Publicistas

Como vive o Direito Público na Praça dos Três Poderes

Crônica de duas reuniões exemplares, seus modos e valores

Foto: Marcos Corrêa/PR

As salas de Brasília vieram de pranchetas sonhadoras, modernistas. Naqueles anos 1950, queríamos escapar do passado ruim e criávamos nossa administração pública impessoal e o constitucionalismo democrático. Depois, muito de frustrante (1964) e generoso (1988) aconteceu. Nas salas do Supremo Tribunal Federal e do Palácio do Planalto, circularam autoridades e juristas, estes a pingar diferentes óleos de direito público nas engrenagens do poder. Aí chegou 2020, os vírus se descontrolaram. E tudo se pôs a ruir. Era preciso agir, e as cúpulas de Brasília se reuniram.

No Planalto, em 22 de abril, quando 3 mil brasileiros já tinham caído pela Covid-19, o presidente juntou seus ministros. Na mesa, o destino do país. Nosso barco pode estar indo para um iceberg”, disse. Mas pouco se tratou de saúde ou economia. Quanto à contaminação, o ministro da área disse algo (e não durou no cargo). O colega sugeriu, talvez falando de turistas: Deixa cada um se f. do jeito que quiser”. Outro, sobre a mudança de normas jurídicas, propôs aproveitar a confusão para passar a boiada”.

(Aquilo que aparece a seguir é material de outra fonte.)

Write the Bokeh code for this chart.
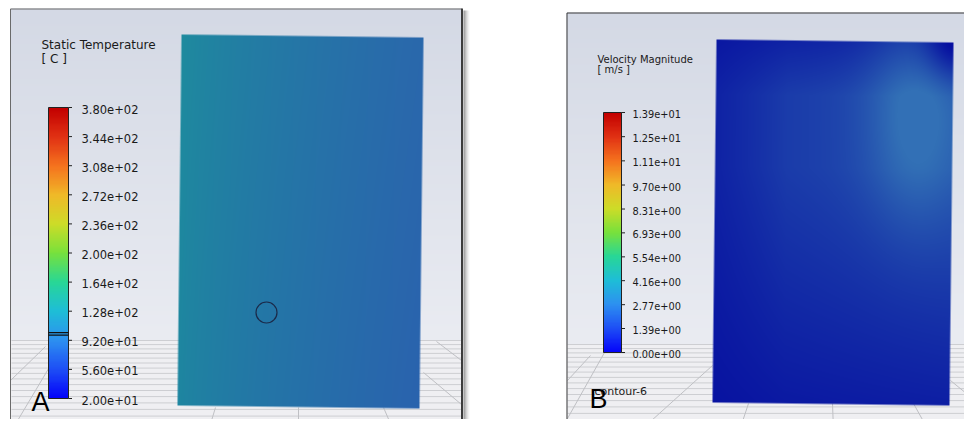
import numpy as np
from bokeh.plotting import figure
from bokeh.models import Range1d, LinearColorMapper, ColumnDataSource
from bokeh.core.properties import value
from bokeh.embed import file_html
from bokeh.resources import INLINE

# ---------------- data ----------------
temp_title = "Static Temperature"
temp_unit = "[ C ]"
temp_ticks = [20, 56, 92, 128, 164, 200, 236, 272, 308, 344, 380]
temp_labels = ["2.00e+01", "5.60e+01", "9.20e+01", "1.28e+02", "1.64e+02", "2.00e+02",
               "2.36e+02", "2.72e+02", "3.08e+02", "3.44e+02", "3.80e+02"]
temp_marker = [98.5, 101.5]

vel_title = "Velocity Magnitude"
vel_unit = "[ m/s ]"
vel_ticks = [0.0, 1.39, 2.77, 4.16, 5.54, 6.93, 8.31, 9.70, 11.1, 12.5, 13.9]
vel_labels = ["0.00e+00", "1.39e+00", "2.77e+00", "4.16e+00", "5.54e+00", "6.93e+00",
              "8.31e+00", "9.70e+00", "1.11e+01", "1.25e+01", "1.39e+01"]

panel_letters = ["A", "B"]
contour_name = "contour-6"

# ---------------- palette (blue-cyan-green-yellow-red) ----------------
pal_t = [0.0, 0.1, 0.2, 0.3, 0.4, 0.5, 0.6, 0.7, 0.8, 0.9, 1.0]
pal_rgb = [(5, 5, 250), (30, 80, 245), (45, 145, 240), (30, 190, 215), (40, 215, 150),
           (120, 225, 60), (205, 220, 40), (240, 185, 40), (245, 115, 30), (225, 50, 20),
           (195, 0, 0)]
tt = np.linspace(0, 1, 256)
pal_arr = np.array(pal_rgb, dtype=float)
palette = ["#%02x%02x%02x" % tuple(int(round(np.interp(t, pal_t, pal_arr[:, k]))) for k in range(3))
           for t in tt]

# ---------------- geometry helpers (picture pixels -> data) ----------------
W, H = 964, 419
def Y(y):
    return H - y

def rgba_pack(arr):
    h, w, _ = arr.shape
    out = np.empty((h, w), dtype=np.uint32)
    out.view(np.uint8).reshape((h, w, 4))[:] = arr
    return out

p = figure(width=W, height=H, x_range=Range1d(0, W), y_range=Range1d(0, H),
           output_backend="svg", toolbar_location=None, min_border=0,
           x_axis_type=None, y_axis_type=None)
p.grid.visible = False
p.outline_line_color = None
p.background_fill_color = "white"
p.border_fill_color = "white"

# colorbar ranges
tb_top, tb_bot = 107.0, 398.0
ts = (temp_ticks[-1] - temp_ticks[0]) / (tb_bot - tb_top)
vb_top, vb_bot = 112.0, 352.0
vs = (vel_ticks[-1] - vel_ticks[0]) / (vb_bot - vb_top)
p.extra_y_ranges = {
    "temp": Range1d(temp_ticks[0] - (H - tb_bot) * ts, temp_ticks[0] + tb_bot * ts),
    "vel": Range1d(vel_ticks[0] - (H - vb_bot) * vs, vel_ticks[0] + vb_bot * vs),
}

# ---------------- panel backgrounds ----------------
def panel_bg(x0, x1, ytop, horizon):
    ys = np.arange(H - 1, ytop - 1, -1) + 0.5   # bottom row first
    w = x1 - x0
    arr = np.zeros((len(ys), w, 4), dtype=np.uint8)
    top = np.array([212, 217, 229.0]); hz = np.array([234, 236, 242.0]); fl = np.array([239, 239, 242.0])
    for i, yy in enumerate(ys):
        if yy < horizon:
            t = (yy - ytop) / (horizon - ytop)
            c = top + (hz - top) * t
        else:
            c = fl
        arr[i, :, :3] = c.astype(np.uint8)
    arr[:, :, 3] = 255
    return rgba_pack(arr), x0, 0, w, H - ytop

for (x0, x1, yt, hz) in [(10, 461, 8, 340), (566, W, 12, 344)]:
    img, xx, yy, dw, dh = panel_bg(x0, x1, yt, hz)
    p.image_rgba(image=[img], x=xx, y=yy, dw=dw, dh=dh)

# floor lines (perspective spacing)
def floor_lines(x0, x1, horizon):
    ks = np.arange(0, 20)
    ys = horizon + 4.0 * ks + 0.1 * ks ** 2
    ys = ys[ys < H]
    p.segment(x0=[x0] * len(ys), x1=[x1] * len(ys), y0=[Y(v) for v in ys], y1=[Y(v) for v in ys],
              line_color="#cdced2", line_width=1)
floor_lines(11, 461, 340)
floor_lines(567, W, 344)

diag = [((10, 432), (60, 348)), ((10, 380), (45, 346)), ((423, 372), (461, 404)), ((436, 341), (461, 360)),
        ((215, 407), (208, 430)), ((298, 407), (298, 430)), ((383, 407), (393, 430)),
        ((567, 418), (604, 352)), ((640, 430), (712, 365)), ((567, 380), (590, 355)),
        ((748, 403), (739, 430)), ((832, 403), (833, 430)), ((913, 403), (928, 430)),
        ((950, 380), (972, 398))]
p.segment(x0=[a[0][0] for a in diag], y0=[Y(a[0][1]) for a in diag],
          x1=[a[1][0] for a in diag], y1=[Y(a[1][1]) for a in diag],
          line_color="#bfc0c4", line_width=1)

# ---------------- plates ----------------
def quad_image(tl, tr, bl, br, colorfn):
    xmin = int(np.floor(min(tl[0], bl[0]))); xmax = int(np.ceil(max(tr[0], br[0])))
    ymin = int(np.floor(min(tl[1], tr[1]))); ymax = int(np.ceil(max(bl[1], br[1])))
    xs = np.arange(xmin, xmax) + 0.5
    ys = np.arange(ymax - 1, ymin - 1, -1) + 0.5
    XX, YY = np.meshgrid(xs, ys)
    xl = tl[0] + (bl[0] - tl[0]) * (YY - tl[1]) / (bl[1] - tl[1])
    xr = tr[0] + (br[0] - tr[0]) * (YY - tr[1]) / (br[1] - tr[1])
    yt = tl[1] + (tr[1] - tl[1]) * (XX - tl[0]) / (tr[0] - tl[0])
    yb = bl[1] + (br[1] - bl[1]) * (XX - bl[0]) / (br[0] - bl[0])
    a = np.clip(np.minimum.reduce([XX - xl, xr - XX, YY - yt, yb - YY]) + 0.5, 0, 1)
    u = np.clip((XX - xl) / (xr - xl), 0, 1)
    v = np.clip((YY - yt) / (yb - yt), 0, 1)
    rgb = colorfn(u, v)
    arr = np.zeros(XX.shape + (4,), dtype=np.uint8)
    arr[..., :3] = np.clip(rgb, 0, 255).astype(np.uint8)
    arr[..., 3] = (a * 255).astype(np.uint8)
    return rgba_pack(arr), xmin, Y(ymax), xmax - xmin, ymax - ymin

def temp_color(u, v):
    s = u ** 0.7
    r = 30 + 12 * s
    g = 140 - 36 * s - 5 * v
    b = 158 + 14 * s + 2 * v
    return np.stack([r, g, b], axis=-1)

def vel_color(u, v):
    dark = np.array([6, 14, 160.0]); light = np.array([50, 112, 182.0])
    sv = np.where(v < 0.35, 1.0, 1.0 - 0.75 * (v - 0.35) / 0.65)
    w = (0.38 + 0.3 * u) * sv
    w = w * (0.45 + 0.55 * np.clip(v / 0.15, 0, 1))
    w *= (0.55 + 0.45 * np.clip(u / 0.3, 0, 1))
    w += 0.45 * np.exp(-(((u - 0.84) / 0.2) ** 2 + ((v - 0.2) / 0.3) ** 2))
    w -= 0.5 * np.exp(-(((u - 1.0) / 0.12) ** 2 + ((v - 0.0) / 0.1) ** 2))
    w = np.clip(w, 0, 1)[..., None]
    return dark + (light - dark) * w

img, xx, yy, dw, dh = quad_image((181, 34), (423, 37), (177, 405), (419, 408), temp_color)
p.image_rgba(image=[img], x=xx, y=yy, dw=dw, dh=dh)
img, xx, yy, dw, dh = quad_image((716, 39), (953, 42), (712, 402), (949, 405), vel_color)
p.image_rgba(image=[img], x=xx, y=yy, dw=dw, dh=dh)

# probe circle
p.scatter(x=[266], y=[Y(312)], size=21, marker="circle", fill_color=None,
          line_color="#1b2a4a", line_width=1.2)

# ---------------- panel frames ----------------
p.segment(x0=[10, 10], y0=[Y(8.5), Y(8.5)], x1=[461, 10], y1=[Y(8.5), 0],
          line_color="#6a6a6a", line_width=1)
p.segment(x0=[461.5], y0=[Y(8)], x1=[461.5], y1=[0], line_color="#3c3c3c", line_width=2)
for i, al in enumerate([0.45, 0.32, 0.22, 0.14, 0.08, 0.04]):
    p.segment(x0=[463.5 + i], y0=[Y(10)], x1=[463.5 + i], y1=[0], line_color="black",
              line_alpha=al, line_width=1)
p.segment(x0=[566.5, 566.5], y0=[Y(12.5), Y(12.5)], x1=[W, 566.5], y1=[Y(12.5), 0],
          line_color="#3a3a3a", line_width=1)

# ---------------- colorbars ----------------
def colorbar(x0, x1, ticks, labels, rname, marker, fs, lx):
    lo, hi = ticks[0], ticks[-1]
    col = np.linspace(lo, hi, 300).reshape(300, 1)
    cm = LinearColorMapper(palette=palette, low=lo, high=hi)
    p.image(image=[col], x=x0, y=lo, dw=x1 - x0, dh=hi - lo, color_mapper=cm, y_range_name=rname)
    p.quad(left=[x0], right=[x1], bottom=[lo], top=[hi], fill_color=None, line_color="#222222",
           line_width=1, y_range_name=rname)
    p.segment(x0=[x1] * len(ticks), x1=[x1 + 3.5] * len(ticks), y0=ticks, y1=ticks,
              line_color="#222222", line_width=1, y_range_name=rname)
    if marker:
        p.segment(x0=[x0] * len(marker), x1=[x1] * len(marker), y0=marker, y1=marker,
                  line_color="#111111", line_width=1.3, y_range_name=rname)
    src = ColumnDataSource(dict(x=[lx] * len(ticks), y=ticks, t=labels))
    p.text(x="x", y="y", text="t", source=src, text_font=value("DejaVu Sans"),
           text_font_size=fs, text_color="#1a1a1a", text_baseline="middle", text_align="left",
           y_offset=1.5, y_range_name=rname)

colorbar(48, 68, temp_ticks, temp_labels, "temp", temp_marker, "11.5px", 81)
colorbar(603, 621, vel_ticks, vel_labels, "vel", None, "9.8px", 632)

# titles (all vertically centred)
def label(xs, ys, texts, font, size, color="#1a1a1a"):
    p.text(x=xs, y=[Y(v) for v in ys], text=texts, text_font=value(font), text_font_size=size,
           text_color=color, text_baseline="middle", text_align="left")

label([41, 41], [44.5, 58], [temp_title, temp_unit], "DejaVu Sans", "12px")
label([597, 597], [58.5, 69], [vel_title, vel_unit], "DejaVu Sans", "10px")
label([594], [391], [contour_name], "DejaVu Sans", "11px")
label([31], [401.5], [panel_letters[0]], "Liberation Sans", "27px", "black")
label([589], [398], [panel_letters[1]], "Liberation Sans", "27px", "black")

open("out.html", "w").write(file_html(p, INLINE))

A conversa, animada, passou bastante pelo direito público. Houve muita ira. Todos contra: contra o STF, contra os juízes, contra as normas de regulação, contra as autonomias federativas, contra a imprensa livre, contra os direitos indígenas – todos irritados com o publicismo do país. Também se falou a favor, mas de interesses pessoais, estranhos aos publicistas: mencionaram-se filhos, irmãos, amigos, até um sistema de informações clandestino.

Soluções impacientes vieram à mesa: prender, armar, interferir (“Vou interferir!”). Órgãos públicos foram citados, mas sem uma palavra sobre limites jurídicos e regras de competência.

Exceção: lembrando o art. 142 da Constituição, alguém, ladeado por generais, gritou ser o chefe supremo das formas armadas. E sintetizou: Eu tenho o poder e vou interferir”.

Em 20 e 21 de maio, quando o STF se reuniu para tratar da constitucionalidade da medida provisória 966, os mortos da pandemia já passavam de 20 mil. E os ministros já sabiam pelos jornais o que se falara do outro lado da praça. A sessão do STF definiria os limites da responsabilidade dos gestores públicos na pandemia. Imprensa e oposição exageravam: os governantes querem salvo-conduto contra o direito público! Alguns controladores pediam para se livrar dos protocolos que a MP lhes impunha (os mesmos protocolos que já estavam em outra lei). Ministros, diziam uns e outros, barrem a MP. Parecia bom: ficaria mais fácil o lado de lá ser acossado nos tribunais.

O STF poderia mandar “às favas todos os escrúpulos de consciência” – como, em 1968, no dia do AI-5, alguém sugeriu. Mas o STF não o fez. Em sessões graves, respeitosas, às vezes aborrecidas, discutiu saúde pública, desafios públicos, competências e responsabilidades públicas. Divergiu em público, acresceu algo, se aferrou com paciência ao direito público e não barrou a MP. São bem diferentes os modos e os valores de um juiz.